— start of Source records —

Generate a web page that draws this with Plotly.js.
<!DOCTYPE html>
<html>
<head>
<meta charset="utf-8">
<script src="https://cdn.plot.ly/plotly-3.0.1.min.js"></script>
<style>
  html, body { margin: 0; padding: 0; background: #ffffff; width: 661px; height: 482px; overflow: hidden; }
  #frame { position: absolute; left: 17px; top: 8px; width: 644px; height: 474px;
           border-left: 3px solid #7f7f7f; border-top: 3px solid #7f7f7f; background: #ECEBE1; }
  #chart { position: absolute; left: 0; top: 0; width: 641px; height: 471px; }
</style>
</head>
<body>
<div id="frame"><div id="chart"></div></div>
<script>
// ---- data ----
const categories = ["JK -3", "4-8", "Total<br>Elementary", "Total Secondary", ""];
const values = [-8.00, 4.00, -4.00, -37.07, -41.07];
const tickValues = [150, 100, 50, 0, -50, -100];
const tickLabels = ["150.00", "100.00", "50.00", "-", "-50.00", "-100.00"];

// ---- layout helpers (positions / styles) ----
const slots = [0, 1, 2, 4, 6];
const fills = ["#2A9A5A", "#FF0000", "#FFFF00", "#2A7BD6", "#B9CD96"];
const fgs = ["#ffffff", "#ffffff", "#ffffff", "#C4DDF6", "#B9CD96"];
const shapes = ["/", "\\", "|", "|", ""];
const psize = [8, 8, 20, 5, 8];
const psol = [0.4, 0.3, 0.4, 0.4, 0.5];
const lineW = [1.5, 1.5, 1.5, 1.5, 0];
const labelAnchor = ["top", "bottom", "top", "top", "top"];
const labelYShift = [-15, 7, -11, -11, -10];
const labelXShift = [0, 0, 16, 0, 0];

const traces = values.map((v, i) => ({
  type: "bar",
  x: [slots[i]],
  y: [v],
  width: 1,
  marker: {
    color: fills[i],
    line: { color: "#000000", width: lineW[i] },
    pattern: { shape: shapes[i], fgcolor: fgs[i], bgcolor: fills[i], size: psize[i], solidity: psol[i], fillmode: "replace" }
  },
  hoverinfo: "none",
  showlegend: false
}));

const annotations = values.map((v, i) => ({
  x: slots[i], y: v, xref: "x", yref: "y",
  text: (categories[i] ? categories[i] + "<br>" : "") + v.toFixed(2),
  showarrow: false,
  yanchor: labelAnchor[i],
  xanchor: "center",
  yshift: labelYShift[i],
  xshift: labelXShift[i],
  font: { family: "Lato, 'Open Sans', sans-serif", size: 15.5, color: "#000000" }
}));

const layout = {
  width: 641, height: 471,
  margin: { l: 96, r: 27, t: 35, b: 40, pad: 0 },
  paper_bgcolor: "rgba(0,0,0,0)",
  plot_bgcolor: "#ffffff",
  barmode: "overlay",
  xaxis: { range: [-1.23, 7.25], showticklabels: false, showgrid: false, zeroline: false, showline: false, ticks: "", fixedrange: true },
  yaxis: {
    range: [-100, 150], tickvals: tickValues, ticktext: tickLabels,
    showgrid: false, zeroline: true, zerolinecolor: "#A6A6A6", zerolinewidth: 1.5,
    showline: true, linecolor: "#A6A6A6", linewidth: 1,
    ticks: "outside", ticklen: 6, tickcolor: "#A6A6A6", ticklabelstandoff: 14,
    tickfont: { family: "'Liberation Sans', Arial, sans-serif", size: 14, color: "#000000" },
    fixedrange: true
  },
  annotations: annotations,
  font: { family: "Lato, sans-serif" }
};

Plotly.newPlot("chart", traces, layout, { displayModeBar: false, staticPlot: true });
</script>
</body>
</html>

— end of Source records —
— start of Source records —

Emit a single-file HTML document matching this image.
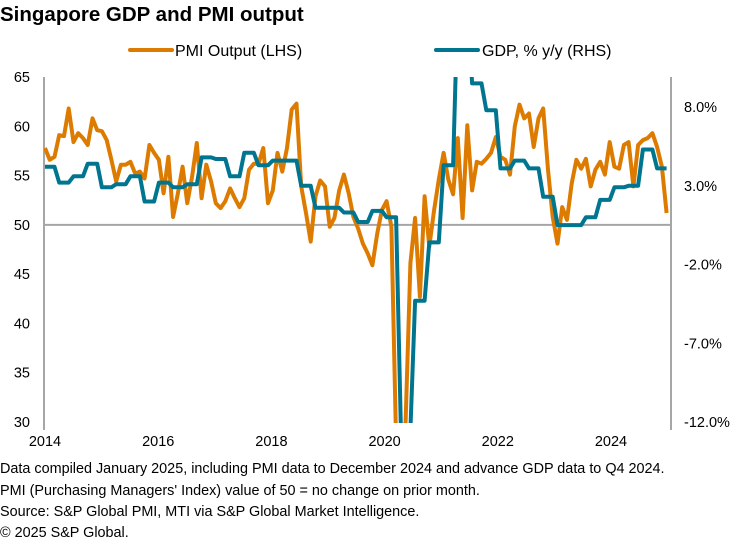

— end of Source records —

**Goal**
From the data, list each line in which the string "this" appears.

**Complete output**
Generate a web page that draws this with Plotly.js.
Emit a single-file HTML document matching this image.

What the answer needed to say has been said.